Daily Mirror

THRIFTY ASHLEY MUST SPEND BIG

-

MIKE ASHLEY can now see for himself the harvest of his thrift in black and white.

If the buttock-clenching tedium at Selhurst Park (Crystal Palace star Wilf Zaha, below) did not ring any alarm bells with Newcastle’s owner, on his first excursion to watch them play for 16 months, there is nobody at home in the belfry.

Let’s spell it out for Big Mike, in case the evidence before his eyes didn’t register.

Toon are in a relegation fight. Without meaningful investment in January – especially up front, where they are toothless – they could go down. For the third time on his watch.

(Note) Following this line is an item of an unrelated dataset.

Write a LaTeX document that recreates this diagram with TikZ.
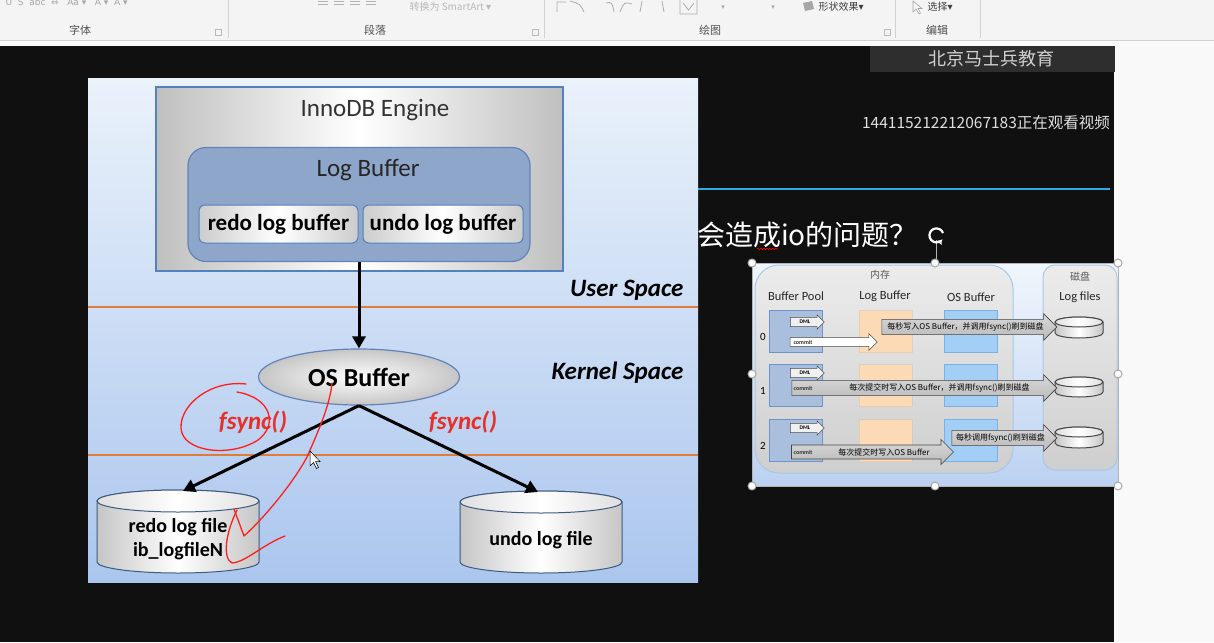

Lose at home to Leicester on Saturday, and Newcastle will go into the next internatio­nal break with two points from seven games.

The fork with which Ashley harpoons his dinner every night has have scored fewer goals than Newcastle over the first six games.

When Aleksandar Mitrovic has banged in more for Fulham than Toon have managed between them, it makes his £20m sale in the summer even more baffling.

Newcastle do not lack tenacity, and skipper Jamaal Lascelles, keeper Martin Dubravka and new signing Federico Fernandez provide an axis of stability at the back.

But Lascelles admitted: “We set out our stall to win at Palace – it didn’t happen, but we take the positives, of which there were a lot, and we go for the three points next weekend because that first win needs to happen soon. “Defensivel­y, I’m very pleased with how we’re going. It’s about keeping the same intensity and team spirit, because we’re at our very best when we play like that.” Apart from Ayoze Perez’s tame finish and a wayward Lascelles header, Newcastle never looked like scoring and were lucky to abscond with a point after Mamadou Sakho’s dreadful late miss.

Manager Rafa Benitez said: “If you analyse all the games, we have played against four top sides and we were close.

“I’m not saying we deserved anything, but we were close and we could have got more. We did all we could do in terms of effort, and we have to improve on the ball.

“If the team work as hard as they did here, and we score first against teams who are not in the top six, then it can change everything. We have to believe we can do it.”